The choice of a limited liability structure protects each partner: only the initial contribution is at stake. This framework reassures French banks when applying for financing, while simplifying access to professionals (notaries, accountants). Thanks to the flexibility of the SCI, the system adapts to both families and investors looking to structure their real estate assets outside of France.
However, international operations introduce their own rules of the game. Each state defines the recognition of the SCI, the modalities for registering the property, and the applicable tax regime. Procedures with local notaries, banking requirements for loans or account openings, vary widely depending on the legislation of the country where the property is located. Navigating these systems often requires the support of a professional experienced in cross-border issues.
Managing an SCI that owns property abroad requires constant attention to fiscal and legal developments, both in France and in the host country. From the outset, it is essential to ensure clarity in the statutes, regularity of meetings, and transparency of financial movements. These precautions can prevent many disappointments.

Taxation, formalities, and practical advice: what to know before getting started
Taxation: between agreements and vigilance
When investing abroad through a French civil real estate company, it becomes essential to examine in detail the local taxation and French taxation. Rental income must be declared in the country where the property is located, but also in France if one is a French tax resident. Bilateral tax treaties prevent double taxation, but careful reading is necessary.

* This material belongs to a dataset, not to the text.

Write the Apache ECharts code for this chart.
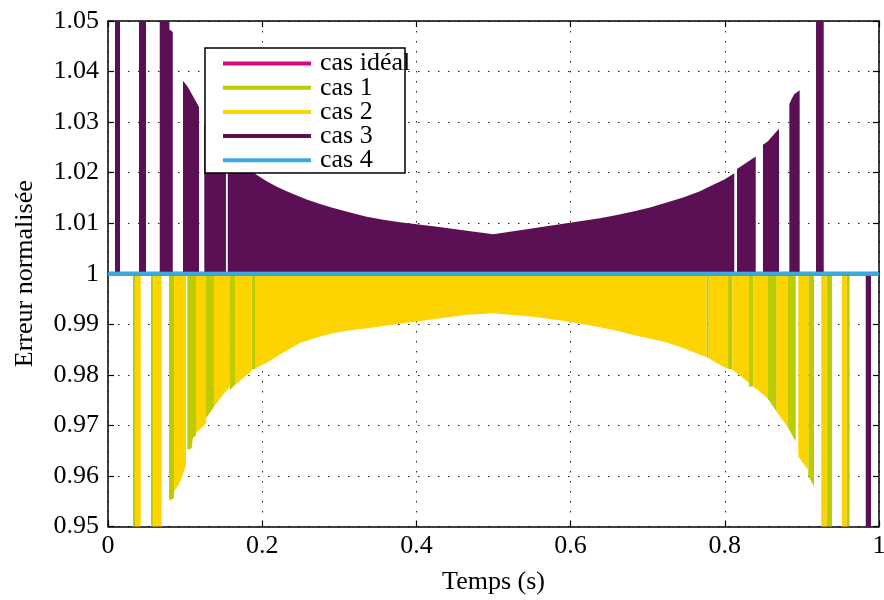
<!DOCTYPE html>
<html><head><meta charset="utf-8">
<script src="https://cdn.jsdelivr.net/npm/echarts@6/dist/echarts.min.js"></script>
<style>html,body{margin:0;padding:0;background:#fff}#c{width:884px;height:600px}</style>
</head><body><div id="c"></div>
<script>
// x ticks and axis range
const xTicks = [0, 0.2, 0.4, 0.6, 0.8, 1];
const yRange = [0.95, 1.05];
const seriesNames = ['cas idéal', 'cas 1', 'cas 2', 'cas 3', 'cas 4'];

// cas idéal and cas 4: constant 1
const casIdeal = [[0, 1], [1, 1]];
const cas4 = [[0, 1], [1, 1]];

// cas 3 (purple): filled bursts above 1 (values > 1.05 are clipped)
const cas3Segments = [
  [[0.0091, 1.06], [0.0156, 1.06]],
  [[0.0402, 1.06], [0.0493, 1.06]],
  [[0.0671, 1.06], [0.0795, 1.06], [0.0797, 1.0483], [0.0840, 1.0478]],
  [[0.0973, 1.0382], [0.1029, 1.0371], [0.1107, 1.0350], [0.1180, 1.0330]],
  [[0.1249, 1.0298], [0.1400, 1.0275], [0.1530, 1.0255]],
  [[0.1553, 1.0250], [0.1750, 1.0222], [0.1925, 1.0196], [0.2058, 1.0183], [0.2190, 1.0172],
   [0.2318, 1.0163], [0.2450, 1.0155], [0.2577, 1.0147], [0.2750, 1.0138], [0.2922, 1.0130],
   [0.3140, 1.0121], [0.3355, 1.0113], [0.3570, 1.0107], [0.3787, 1.0102], [0.4219, 1.0094],
   [0.4653, 1.0085], [0.4997, 1.0078], [0.5516, 1.0090], [0.5948, 1.0100], [0.6381, 1.0110],
   [0.6600, 1.0116], [0.6813, 1.0123], [0.7030, 1.0131], [0.7247, 1.0141], [0.7460, 1.0151],
   [0.7678, 1.0163], [0.7850, 1.0176], [0.8000, 1.0187], [0.8123, 1.0199]],
  [[0.8158, 1.0207], [0.8401, 1.0232]],
  [[0.8495, 1.0255], [0.8560, 1.0262], [0.8650, 1.0278], [0.8703, 1.0287]],
  [[0.8837, 1.0336], [0.8865, 1.0345], [0.8900, 1.0355], [0.8971, 1.0363]],
  [[0.9183, 1.0493], [0.9215, 1.06], [0.9283, 1.06]],
  [[0.9828, 0.94], [0.9896, 0.94]]
];

// cas 2 (yellow): filled bursts below 1
const cas2Segments = [
  [[0.0359, 0.94], [0.0424, 0.94]],
  [[0.0588, 0.94], [0.0696, 0.94]],
  [[0.0856, 0.9569], [0.0934, 0.9587], [0.0977, 0.9605], [0.1012, 0.9622]],
  [[0.1141, 0.9685], [0.1271, 0.9704]],
  [[0.1375, 0.9737], [0.1480, 0.9758], [0.1582, 0.9777]],
  [[0.1647, 0.9780], [0.1760, 0.9795], [0.1864, 0.9807]],
  [[0.1916, 0.9813], [0.2058, 0.9824], [0.2274, 0.9844], [0.2490, 0.9863], [0.2707, 0.9874],
   [0.2922, 0.9883], [0.3140, 0.9888], [0.3355, 0.9892], [0.3787, 0.9901], [0.4219, 0.9910],
   [0.4653, 0.9919], [0.4997, 0.9922], [0.5516, 0.9915], [0.5948, 0.9906], [0.6381, 0.9894],
   [0.6600, 0.9887], [0.6813, 0.9879], [0.7030, 0.9872], [0.7247, 0.9864], [0.7460, 0.9853],
   [0.7678, 0.9840], [0.7765, 0.9835]],
  [[0.7791, 0.9833], [0.7980, 0.9816], [0.8042, 0.9812]],
  [[0.8097, 0.9810], [0.8210, 0.9797], [0.8314, 0.9784]],
  [[0.8370, 0.9777], [0.8551, 0.9754]],
  [[0.8673, 0.9727], [0.8811, 0.9698]],
  [[0.8953, 0.9638], [0.9083, 0.9612]],
  [[0.9251, 0.94], [0.9321, 0.94]],
  [[0.9520, 0.94], [0.9581, 0.94]]
];

// cas 1 (green): filled bursts below 1
const cas1Segments = [
  [[0.0324, 0.94], [0.0359, 0.94]],
  [[0.0558, 0.94], [0.0588, 0.94]],
  [[0.0791, 0.9552], [0.0850, 0.9555], [0.0856, 0.9560]],
  [[0.1029, 0.9652], [0.1085, 0.9655], [0.1100, 0.9675], [0.1141, 0.9680]],
  [[0.1271, 0.9714], [0.1375, 0.9737]],
  [[0.1582, 0.9770], [0.1647, 0.9780]],
  [[0.1864, 0.9810], [0.1916, 0.9812]],
  [[0.7765, 0.9835], [0.7791, 0.9833]],
  [[0.8042, 0.9812], [0.8097, 0.9810]],
  [[0.8314, 0.9777], [0.8370, 0.9777]],
  [[0.8551, 0.9754], [0.8673, 0.9727]],
  [[0.8811, 0.9698], [0.8920, 0.9668]],
  [[0.9083, 0.9600], [0.9157, 0.9579]],
  [[0.9321, 0.94], [0.9390, 0.94]],
  [[0.9581, 0.94], [0.9619, 0.94]]
];

const colors = ['#d7097f', '#bdcc00', '#fdd300', '#5b1055', '#3caadc'];
const FONT = 'Liberation Serif';
const FS = 26;

function joinSegments(segs) {
  const out = [];
  segs.forEach((s, i) => { if (i) out.push(null); s.forEach(p => out.push(p)); });
  return out;
}

function areaSeries(name, color, segs) {
  return {
    name, type: 'line', color, data: joinSegments(segs),
    showSymbol: false, connectNulls: false, silent: true, animation: false,
    lineStyle: { width: 0, color },
    areaStyle: { color, opacity: 1, origin: 1 }
  };
}

const chart = echarts.init(document.getElementById('c'), null, { renderer: 'canvas' });
const axisLine = { show: true, onZero: false, lineStyle: { color: '#000', width: 1.5 } };
const tickStyle = { show: true, inside: true, length: 6, lineStyle: { color: '#000', width: 1.2 } };
const split = { show: true, lineStyle: { color: '#222', width: 1, type: [1.5, 8.5] } };

chart.setOption({
  animation: false,
  backgroundColor: '#fff',
  grid: { left: 108, right: 5, top: 21, bottom: 73.5, containLabel: false, outerBoundsMode: 'none' },
  xAxis: [
    {
      type: 'value', min: xTicks[0], max: xTicks[xTicks.length - 1], interval: 0.2,
      axisLine, axisTick: tickStyle, splitLine: split,
      axisLabel: { color: '#000', fontFamily: FONT, fontSize: FS, margin: 7,
        formatter: v => String(+v.toFixed(2)) },
      name: 'Temps (s)', nameLocation: 'middle', nameGap: 43,
      nameTextStyle: { color: '#000', fontFamily: FONT, fontSize: FS }
    },
    {
      type: 'value', position: 'top', min: 0, max: 1, interval: 0.2,
      axisLine, axisTick: tickStyle, splitLine: { show: false }, axisLabel: { show: false }
    }
  ],
  yAxis: [
    {
      type: 'value', min: yRange[0], max: yRange[1], interval: 0.01,
      axisLine, axisTick: tickStyle, splitLine: split,
      axisLabel: { color: '#000', fontFamily: FONT, fontSize: FS, margin: 9,
        formatter: v => String(+v.toFixed(2)) },
      name: 'Erreur normalisée', nameLocation: 'middle', nameGap: 70,
      nameTextStyle: { color: '#000', fontFamily: FONT, fontSize: FS }
    },
    {
      type: 'value', position: 'right', min: yRange[0], max: yRange[1], interval: 0.01,
      axisLine, axisTick: tickStyle, splitLine: { show: false }, axisLabel: { show: false }
    }
  ],
  legend: {
    show: true, orient: 'vertical', left: 223, top: 50.5, padding: 0,
    itemWidth: 88, itemHeight: 4, itemGap: -1.8, icon: 'rect', selectedMode: false,
    data: seriesNames,
    textStyle: { color: '#000', fontFamily: FONT, fontSize: FS, padding: [0, 0, 0, 4] },
    z: 10
  },
  graphic: [{
    type: 'rect', z: 8, silent: true,
    shape: { x: 205, y: 48, width: 200, height: 125 },
    style: { fill: '#fff', stroke: '#000', lineWidth: 1.5 }
  }],
  series: [
    { name: seriesNames[0], type: 'line', color: colors[0], data: casIdeal, showSymbol: false,
      lineStyle: { width: 4, color: colors[0] }, silent: true },
    areaSeries(seriesNames[1], colors[1], cas1Segments),
    areaSeries(seriesNames[2], colors[2], cas2Segments),
    areaSeries(seriesNames[3], colors[3], cas3Segments),
    { name: seriesNames[4], type: 'line', color: colors[4], data: cas4, showSymbol: false,
      lineStyle: { width: 4, color: colors[4] }, silent: true }
  ]
});
</script>
</body></html>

The tax credit granted by France on certain foreign income depends on the country involved and the nature of the gains. If the SCI is subject to corporate tax, the taxation of dividends follows the applicable treaty.
Formalities and procedures: precision and anticipation
To buy a real estate asset in Italy or Switzerland through a French SCI, certain steps are unavoidable. It is necessary to verify the recognition of the SCI by the local administration, ensure that the statutes are compliant, and sometimes designate a local representative. Appearing before a local notary is generally required, as is the certified translation of certain documents.
Here are the main formalities to anticipate to secure your acquisition:
- Registration in the local land registry
- Declaration of income in both countries
- Compliance with accounting obligations in France
The issue of transmitting real estate assets through an SCI is handled on a case-by-case basis, depending on the inheritance laws of each country. Consulting a chartered accountant experienced in cross-border mechanics often proves beneficial to secure each step of the operation.
Buying property abroad with a French SCI is not a simple paperwork exercise: it is a structuring choice that commits one for the long term and deserves careful preparation. When well-managed, it can turn a border into a true asset opportunity.